Data lines =>
⟨

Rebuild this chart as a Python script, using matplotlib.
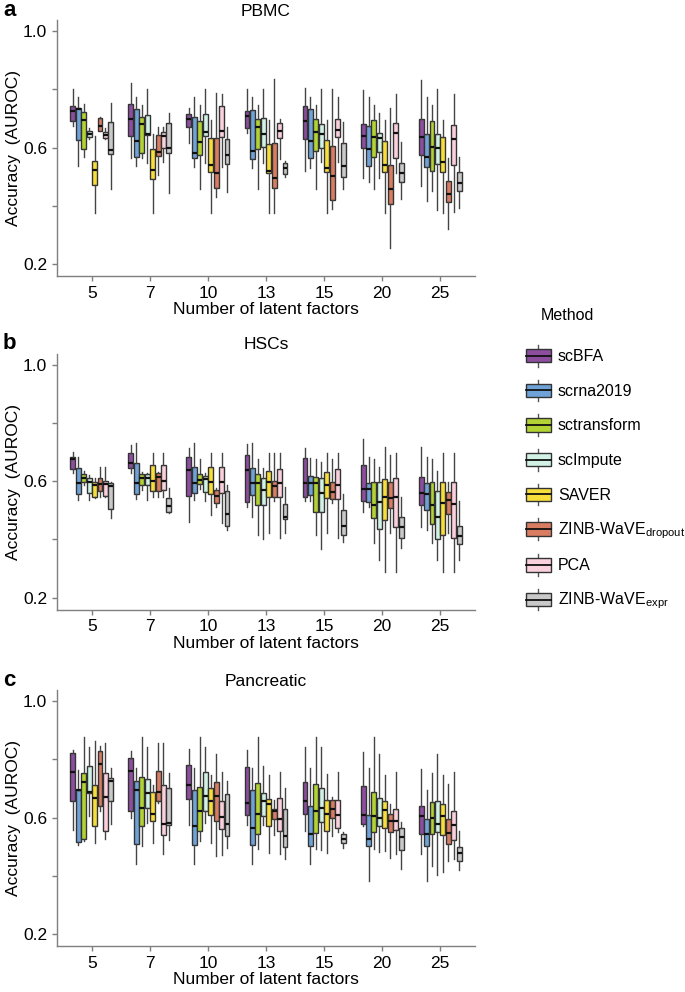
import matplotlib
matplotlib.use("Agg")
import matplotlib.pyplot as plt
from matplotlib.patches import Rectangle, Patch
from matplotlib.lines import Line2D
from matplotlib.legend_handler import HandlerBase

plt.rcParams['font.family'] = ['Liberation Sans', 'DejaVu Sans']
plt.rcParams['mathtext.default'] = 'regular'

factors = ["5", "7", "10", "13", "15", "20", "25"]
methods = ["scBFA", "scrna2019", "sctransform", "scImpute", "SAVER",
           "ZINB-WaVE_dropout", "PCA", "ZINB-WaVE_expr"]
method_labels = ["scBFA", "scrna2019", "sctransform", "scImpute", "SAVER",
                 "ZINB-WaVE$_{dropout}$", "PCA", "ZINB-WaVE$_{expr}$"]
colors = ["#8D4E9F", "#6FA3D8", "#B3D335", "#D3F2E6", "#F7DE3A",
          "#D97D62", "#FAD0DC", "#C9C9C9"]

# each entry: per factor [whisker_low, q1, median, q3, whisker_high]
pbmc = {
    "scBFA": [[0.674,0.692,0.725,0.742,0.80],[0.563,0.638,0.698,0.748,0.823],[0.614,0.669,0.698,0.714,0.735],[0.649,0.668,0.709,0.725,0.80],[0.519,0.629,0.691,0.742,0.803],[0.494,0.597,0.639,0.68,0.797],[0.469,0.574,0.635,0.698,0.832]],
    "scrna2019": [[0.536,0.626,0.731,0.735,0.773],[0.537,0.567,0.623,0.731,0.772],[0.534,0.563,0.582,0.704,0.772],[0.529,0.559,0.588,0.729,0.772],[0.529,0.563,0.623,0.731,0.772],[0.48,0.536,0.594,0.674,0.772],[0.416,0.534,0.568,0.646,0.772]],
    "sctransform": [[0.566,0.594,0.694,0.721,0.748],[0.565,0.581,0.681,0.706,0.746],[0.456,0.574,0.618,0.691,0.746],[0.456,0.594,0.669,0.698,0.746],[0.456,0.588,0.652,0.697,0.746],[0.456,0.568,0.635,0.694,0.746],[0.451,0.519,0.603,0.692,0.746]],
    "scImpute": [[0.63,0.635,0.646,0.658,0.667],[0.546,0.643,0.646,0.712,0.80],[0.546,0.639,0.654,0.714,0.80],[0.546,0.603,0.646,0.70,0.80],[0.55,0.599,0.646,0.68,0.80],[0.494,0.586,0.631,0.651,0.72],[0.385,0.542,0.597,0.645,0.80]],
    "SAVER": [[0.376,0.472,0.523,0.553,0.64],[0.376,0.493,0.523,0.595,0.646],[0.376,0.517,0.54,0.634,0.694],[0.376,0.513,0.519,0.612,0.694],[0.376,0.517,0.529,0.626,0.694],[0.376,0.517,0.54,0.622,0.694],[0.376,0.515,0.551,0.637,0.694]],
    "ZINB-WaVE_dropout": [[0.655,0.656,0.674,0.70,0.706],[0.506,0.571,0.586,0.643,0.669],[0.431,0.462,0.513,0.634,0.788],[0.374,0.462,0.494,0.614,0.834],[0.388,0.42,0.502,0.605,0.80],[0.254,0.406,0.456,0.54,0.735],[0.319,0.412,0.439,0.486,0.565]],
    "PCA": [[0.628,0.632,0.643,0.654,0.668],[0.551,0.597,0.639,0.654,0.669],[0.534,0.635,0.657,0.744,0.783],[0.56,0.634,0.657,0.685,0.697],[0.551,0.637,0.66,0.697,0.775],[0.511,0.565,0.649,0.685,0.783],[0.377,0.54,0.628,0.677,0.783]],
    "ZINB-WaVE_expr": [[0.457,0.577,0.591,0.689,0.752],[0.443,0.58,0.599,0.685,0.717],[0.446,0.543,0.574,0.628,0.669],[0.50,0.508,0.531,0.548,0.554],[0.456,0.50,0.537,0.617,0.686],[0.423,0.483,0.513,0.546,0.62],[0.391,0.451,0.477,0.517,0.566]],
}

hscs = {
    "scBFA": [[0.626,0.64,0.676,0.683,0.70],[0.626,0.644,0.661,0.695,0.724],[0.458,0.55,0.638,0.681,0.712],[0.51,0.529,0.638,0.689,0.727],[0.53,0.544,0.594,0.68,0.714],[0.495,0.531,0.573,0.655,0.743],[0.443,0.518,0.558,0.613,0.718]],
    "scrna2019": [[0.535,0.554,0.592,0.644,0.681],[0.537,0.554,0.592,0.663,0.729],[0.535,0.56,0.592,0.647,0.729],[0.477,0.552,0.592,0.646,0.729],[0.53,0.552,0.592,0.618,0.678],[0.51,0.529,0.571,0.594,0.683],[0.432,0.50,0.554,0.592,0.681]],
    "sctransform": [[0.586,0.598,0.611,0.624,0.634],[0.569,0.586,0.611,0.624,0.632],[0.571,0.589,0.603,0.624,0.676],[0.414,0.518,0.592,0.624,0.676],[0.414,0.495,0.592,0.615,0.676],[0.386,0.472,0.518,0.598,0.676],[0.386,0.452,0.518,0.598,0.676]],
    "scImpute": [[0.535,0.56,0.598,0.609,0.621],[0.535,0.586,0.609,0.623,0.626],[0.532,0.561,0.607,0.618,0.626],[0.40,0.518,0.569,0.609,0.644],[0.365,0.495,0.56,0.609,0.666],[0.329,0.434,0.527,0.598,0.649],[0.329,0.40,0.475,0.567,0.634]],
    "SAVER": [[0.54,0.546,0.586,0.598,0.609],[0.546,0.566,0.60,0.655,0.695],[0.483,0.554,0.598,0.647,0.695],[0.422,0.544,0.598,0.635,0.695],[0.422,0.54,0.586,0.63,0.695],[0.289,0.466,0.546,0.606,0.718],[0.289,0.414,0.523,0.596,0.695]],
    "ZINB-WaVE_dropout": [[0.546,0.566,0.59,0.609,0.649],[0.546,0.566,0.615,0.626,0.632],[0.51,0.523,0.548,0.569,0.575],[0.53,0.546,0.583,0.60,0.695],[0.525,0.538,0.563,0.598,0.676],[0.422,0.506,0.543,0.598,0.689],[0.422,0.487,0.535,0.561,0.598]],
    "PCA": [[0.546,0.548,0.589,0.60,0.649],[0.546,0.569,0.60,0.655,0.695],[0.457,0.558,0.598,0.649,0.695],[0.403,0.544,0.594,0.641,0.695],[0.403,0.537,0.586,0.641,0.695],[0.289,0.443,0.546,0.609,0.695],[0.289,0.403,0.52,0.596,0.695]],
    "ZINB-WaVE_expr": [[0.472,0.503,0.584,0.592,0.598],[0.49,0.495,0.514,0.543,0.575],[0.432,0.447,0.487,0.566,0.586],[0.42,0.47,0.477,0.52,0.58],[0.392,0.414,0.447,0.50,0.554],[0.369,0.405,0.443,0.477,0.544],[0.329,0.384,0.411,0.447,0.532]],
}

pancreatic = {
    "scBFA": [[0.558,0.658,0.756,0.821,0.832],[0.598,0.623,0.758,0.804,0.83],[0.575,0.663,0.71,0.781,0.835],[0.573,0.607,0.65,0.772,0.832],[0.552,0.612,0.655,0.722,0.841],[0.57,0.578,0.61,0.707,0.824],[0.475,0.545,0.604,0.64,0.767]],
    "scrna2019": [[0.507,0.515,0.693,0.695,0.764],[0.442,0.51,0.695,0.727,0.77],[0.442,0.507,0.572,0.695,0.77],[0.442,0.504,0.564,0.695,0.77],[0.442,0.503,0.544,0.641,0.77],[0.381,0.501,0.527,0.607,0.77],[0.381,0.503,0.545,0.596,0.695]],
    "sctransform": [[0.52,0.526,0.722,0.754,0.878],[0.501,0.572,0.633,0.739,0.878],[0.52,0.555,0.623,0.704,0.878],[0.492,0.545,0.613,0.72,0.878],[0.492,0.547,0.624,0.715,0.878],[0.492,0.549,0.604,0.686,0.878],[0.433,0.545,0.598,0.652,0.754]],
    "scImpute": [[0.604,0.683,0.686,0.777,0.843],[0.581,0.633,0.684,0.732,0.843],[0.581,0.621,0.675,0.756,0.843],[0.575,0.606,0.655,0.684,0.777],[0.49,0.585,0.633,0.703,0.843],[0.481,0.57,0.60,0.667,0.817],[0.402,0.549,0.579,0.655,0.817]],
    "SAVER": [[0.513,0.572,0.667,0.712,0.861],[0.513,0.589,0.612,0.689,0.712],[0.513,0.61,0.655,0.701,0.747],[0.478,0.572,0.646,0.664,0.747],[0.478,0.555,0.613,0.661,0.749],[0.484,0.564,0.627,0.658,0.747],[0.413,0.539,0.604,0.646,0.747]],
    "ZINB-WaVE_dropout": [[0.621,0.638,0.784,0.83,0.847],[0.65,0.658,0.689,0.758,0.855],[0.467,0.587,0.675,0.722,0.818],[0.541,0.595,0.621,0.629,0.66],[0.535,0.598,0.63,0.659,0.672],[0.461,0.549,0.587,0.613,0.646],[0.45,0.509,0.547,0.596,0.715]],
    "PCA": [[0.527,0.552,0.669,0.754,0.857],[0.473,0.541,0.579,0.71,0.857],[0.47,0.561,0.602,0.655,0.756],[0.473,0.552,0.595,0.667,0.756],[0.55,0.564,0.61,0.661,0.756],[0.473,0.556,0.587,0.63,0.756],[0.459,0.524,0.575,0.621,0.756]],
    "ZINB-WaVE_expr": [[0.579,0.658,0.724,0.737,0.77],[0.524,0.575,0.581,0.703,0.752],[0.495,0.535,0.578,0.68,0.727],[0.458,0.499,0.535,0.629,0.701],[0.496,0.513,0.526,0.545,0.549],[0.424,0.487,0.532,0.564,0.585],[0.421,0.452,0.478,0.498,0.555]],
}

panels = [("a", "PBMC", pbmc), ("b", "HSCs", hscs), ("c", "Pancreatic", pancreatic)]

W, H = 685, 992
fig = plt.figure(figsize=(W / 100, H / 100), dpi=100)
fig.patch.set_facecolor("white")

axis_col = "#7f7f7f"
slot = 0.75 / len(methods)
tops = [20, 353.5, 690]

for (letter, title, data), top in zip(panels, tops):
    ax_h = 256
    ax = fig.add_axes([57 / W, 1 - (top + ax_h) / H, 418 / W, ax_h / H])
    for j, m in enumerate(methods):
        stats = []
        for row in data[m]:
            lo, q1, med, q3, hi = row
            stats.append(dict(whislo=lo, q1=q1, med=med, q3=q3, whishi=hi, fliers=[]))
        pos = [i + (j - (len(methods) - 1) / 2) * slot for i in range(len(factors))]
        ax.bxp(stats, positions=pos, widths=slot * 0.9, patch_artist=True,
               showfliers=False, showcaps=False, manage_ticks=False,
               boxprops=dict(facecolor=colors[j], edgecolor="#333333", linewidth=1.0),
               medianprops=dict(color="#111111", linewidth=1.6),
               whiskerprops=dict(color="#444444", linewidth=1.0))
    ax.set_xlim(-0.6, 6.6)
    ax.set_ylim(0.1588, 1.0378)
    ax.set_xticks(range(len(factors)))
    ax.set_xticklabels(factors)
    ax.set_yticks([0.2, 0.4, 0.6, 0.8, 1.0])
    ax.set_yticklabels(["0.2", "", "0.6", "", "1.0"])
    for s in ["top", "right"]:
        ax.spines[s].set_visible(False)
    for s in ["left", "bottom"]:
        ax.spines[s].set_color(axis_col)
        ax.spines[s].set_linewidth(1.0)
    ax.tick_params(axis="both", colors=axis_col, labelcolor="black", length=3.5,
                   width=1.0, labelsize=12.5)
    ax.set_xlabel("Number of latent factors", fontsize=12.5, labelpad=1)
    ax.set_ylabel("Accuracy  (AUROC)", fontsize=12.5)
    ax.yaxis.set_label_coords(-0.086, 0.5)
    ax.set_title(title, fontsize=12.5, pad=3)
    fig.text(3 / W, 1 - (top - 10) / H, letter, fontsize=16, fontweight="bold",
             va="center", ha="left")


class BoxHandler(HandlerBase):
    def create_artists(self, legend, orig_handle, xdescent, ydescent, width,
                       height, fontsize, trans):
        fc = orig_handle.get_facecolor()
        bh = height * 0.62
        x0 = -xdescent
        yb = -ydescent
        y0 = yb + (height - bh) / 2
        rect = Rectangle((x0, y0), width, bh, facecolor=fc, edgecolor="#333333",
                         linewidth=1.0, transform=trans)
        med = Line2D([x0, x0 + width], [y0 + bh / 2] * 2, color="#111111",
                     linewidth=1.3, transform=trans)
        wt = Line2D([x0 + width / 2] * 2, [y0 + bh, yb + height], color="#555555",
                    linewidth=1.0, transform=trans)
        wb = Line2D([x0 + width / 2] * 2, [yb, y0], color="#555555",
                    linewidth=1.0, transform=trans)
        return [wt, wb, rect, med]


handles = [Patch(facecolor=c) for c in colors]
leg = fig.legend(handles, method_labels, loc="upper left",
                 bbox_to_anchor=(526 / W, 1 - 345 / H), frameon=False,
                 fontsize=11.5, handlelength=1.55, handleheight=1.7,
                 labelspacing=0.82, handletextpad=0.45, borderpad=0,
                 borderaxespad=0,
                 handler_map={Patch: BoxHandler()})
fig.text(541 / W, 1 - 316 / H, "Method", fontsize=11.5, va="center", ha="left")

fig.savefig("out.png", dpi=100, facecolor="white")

⟩
⟨

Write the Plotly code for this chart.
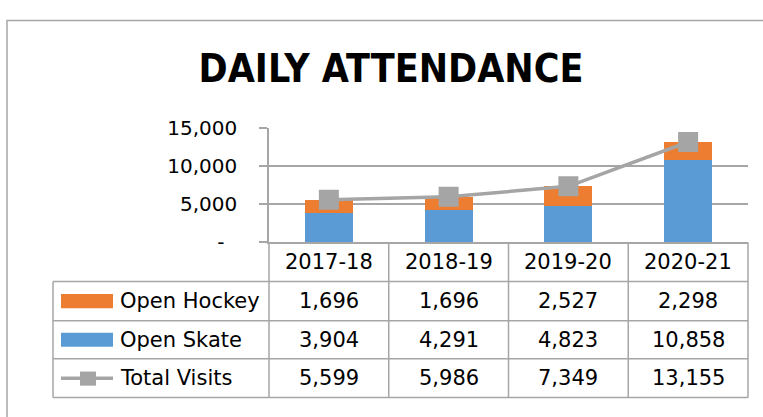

⟩

Directions for this task => Copy out every line holding the string "chart".

Task response =>
Rebuild this chart as a Python script, using matplotlib.
Write the Plotly code for this chart.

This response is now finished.